Is your newspaper.com is a big ball of mud?

Is your newspaper site a clean-looking, uniform grid of semantic (and validated!) code? Or is it a ‘big ball of mud,’ with includes (scotch tape) and javascript (bubble gum) holding together a jumble of disparate hunks of content?

If you answered ‘YES’ to the first question, congratulations, you work at the New York Times, or the Guardian, or maybe a paper running on Ellington. (Yes, yes, feel free to point out your own brilliantly integrated newspaper.com in the comments. Humor me for a moment, mkay?)

But for most of us, that second answer is a reality as newspapers try to race to build and improve functionality that’s built in to more agile systems across the web.

Comments? Yeah, we’ve got a script for that around here somewhere.

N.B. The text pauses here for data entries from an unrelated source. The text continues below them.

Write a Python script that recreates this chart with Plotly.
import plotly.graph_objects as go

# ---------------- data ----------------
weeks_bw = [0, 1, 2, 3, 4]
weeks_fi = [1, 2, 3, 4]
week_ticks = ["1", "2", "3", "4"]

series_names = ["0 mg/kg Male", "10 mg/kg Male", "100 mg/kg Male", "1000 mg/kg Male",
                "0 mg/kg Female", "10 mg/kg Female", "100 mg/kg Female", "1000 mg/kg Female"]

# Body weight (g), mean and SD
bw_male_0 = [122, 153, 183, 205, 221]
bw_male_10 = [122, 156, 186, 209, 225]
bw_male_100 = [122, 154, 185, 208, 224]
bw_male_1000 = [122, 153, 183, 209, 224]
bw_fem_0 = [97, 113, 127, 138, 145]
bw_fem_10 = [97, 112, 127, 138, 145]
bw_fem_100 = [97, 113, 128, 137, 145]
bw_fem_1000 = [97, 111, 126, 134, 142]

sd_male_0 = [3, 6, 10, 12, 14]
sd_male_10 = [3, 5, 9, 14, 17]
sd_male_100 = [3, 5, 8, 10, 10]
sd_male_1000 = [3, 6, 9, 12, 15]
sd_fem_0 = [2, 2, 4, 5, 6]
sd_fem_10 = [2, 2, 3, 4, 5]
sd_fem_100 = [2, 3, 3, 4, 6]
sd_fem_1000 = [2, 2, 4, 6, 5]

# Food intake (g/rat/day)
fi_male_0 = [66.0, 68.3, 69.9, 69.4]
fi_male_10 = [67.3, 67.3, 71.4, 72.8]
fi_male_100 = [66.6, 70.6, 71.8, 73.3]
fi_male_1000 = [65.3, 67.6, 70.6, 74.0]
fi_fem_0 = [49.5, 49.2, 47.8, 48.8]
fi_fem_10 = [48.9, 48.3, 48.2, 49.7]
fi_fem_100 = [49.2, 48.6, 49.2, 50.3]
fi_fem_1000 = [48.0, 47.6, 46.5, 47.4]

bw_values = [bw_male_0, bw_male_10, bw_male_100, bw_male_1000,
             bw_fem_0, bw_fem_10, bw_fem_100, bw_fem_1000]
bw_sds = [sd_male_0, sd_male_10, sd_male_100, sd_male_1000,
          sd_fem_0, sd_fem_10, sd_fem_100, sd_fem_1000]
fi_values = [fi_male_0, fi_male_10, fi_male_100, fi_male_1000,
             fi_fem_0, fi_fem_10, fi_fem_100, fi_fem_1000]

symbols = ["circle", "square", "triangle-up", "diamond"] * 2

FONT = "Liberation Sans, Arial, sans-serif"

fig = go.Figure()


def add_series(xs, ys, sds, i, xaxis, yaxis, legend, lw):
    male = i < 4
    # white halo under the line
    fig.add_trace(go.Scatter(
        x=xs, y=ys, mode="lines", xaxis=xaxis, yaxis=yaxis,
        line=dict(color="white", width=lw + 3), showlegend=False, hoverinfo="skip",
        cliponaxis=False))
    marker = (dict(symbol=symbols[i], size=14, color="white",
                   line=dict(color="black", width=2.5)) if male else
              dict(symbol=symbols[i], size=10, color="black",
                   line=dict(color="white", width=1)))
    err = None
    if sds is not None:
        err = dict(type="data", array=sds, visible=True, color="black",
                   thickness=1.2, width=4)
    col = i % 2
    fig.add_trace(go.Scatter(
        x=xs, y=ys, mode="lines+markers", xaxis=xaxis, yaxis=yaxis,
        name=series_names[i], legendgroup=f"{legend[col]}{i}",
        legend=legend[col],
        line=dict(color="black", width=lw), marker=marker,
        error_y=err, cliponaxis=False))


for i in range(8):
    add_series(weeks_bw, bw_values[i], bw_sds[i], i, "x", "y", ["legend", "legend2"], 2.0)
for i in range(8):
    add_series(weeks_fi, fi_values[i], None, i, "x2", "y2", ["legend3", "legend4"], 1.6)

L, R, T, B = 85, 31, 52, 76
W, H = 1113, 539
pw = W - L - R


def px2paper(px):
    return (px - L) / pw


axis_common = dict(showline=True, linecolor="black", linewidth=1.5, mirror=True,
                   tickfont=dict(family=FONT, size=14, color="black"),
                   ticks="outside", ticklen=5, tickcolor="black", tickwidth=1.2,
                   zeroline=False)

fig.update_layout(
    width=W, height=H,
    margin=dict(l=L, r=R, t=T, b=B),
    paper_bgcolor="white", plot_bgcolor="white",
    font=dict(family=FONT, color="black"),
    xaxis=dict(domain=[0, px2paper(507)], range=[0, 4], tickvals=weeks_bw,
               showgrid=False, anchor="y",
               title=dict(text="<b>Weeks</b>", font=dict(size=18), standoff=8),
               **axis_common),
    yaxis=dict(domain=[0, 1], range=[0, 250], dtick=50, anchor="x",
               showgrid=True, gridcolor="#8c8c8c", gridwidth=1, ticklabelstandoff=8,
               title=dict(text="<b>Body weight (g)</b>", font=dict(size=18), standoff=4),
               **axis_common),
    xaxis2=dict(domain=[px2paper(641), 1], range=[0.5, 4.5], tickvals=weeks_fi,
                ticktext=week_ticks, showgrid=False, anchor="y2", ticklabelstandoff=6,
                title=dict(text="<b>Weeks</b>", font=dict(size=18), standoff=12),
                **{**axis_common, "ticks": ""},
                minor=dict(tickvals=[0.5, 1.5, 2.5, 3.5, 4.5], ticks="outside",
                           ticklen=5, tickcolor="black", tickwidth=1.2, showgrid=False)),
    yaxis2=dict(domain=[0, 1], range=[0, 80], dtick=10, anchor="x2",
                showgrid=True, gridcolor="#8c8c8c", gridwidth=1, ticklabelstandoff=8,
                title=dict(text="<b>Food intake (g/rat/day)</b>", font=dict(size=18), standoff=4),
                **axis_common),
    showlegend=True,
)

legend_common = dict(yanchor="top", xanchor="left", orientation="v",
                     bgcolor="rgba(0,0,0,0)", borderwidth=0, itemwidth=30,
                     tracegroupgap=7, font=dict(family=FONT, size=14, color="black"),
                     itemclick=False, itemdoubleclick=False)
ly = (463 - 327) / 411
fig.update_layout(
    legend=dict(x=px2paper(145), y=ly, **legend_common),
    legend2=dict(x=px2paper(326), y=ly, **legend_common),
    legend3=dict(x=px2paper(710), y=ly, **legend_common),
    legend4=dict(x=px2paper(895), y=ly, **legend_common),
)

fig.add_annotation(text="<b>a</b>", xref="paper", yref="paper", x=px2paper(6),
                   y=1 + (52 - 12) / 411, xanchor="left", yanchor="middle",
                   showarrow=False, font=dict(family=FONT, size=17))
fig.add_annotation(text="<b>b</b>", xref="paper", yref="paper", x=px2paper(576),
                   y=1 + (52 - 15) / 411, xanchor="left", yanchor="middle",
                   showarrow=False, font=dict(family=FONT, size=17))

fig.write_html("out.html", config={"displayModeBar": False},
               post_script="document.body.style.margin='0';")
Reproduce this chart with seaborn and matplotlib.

Related stories? Uh, sure, I’ll just write something that queries the database for stuff from the same section with a search for a couple keywords built into it, host it on the only server we have around that runs PHP, then write a piece of javascript to call it in each article page.

And now, the buried lede:

Scott Rosenberg (let’s call him a co-founder of Salon.com to get your attention) has a fascinating post up describing a somewhat academic paper about programming that analyzes the “Big Ball of Mud” style of coding and finds some advantages to it:

Foote and Yoder draw a real-world comparison to shantytowns; they’re ubiquitous because they use abundant materials and require only the most basic skills. Similarly, the Big Ball of Mud “doesn’t require a hyperproductive virtuoso architect at every keyboard.” There may even be a “secret advantage” in its “casual, undifferentiated structure”: “forces acting between two parts of the system can be directly addressed without having to worry about undermining the system’s grander architectural aspirations.”

What do you think?

As a user of a news CMS, you might not notice all the scotch tape and bubble gum, but I’d love to hear from developers and designers about whether you think it’s better to aspire to a clean all-encompassing publishing solution or to just keep dancing dirty and refining the connections between your resources as needs arise.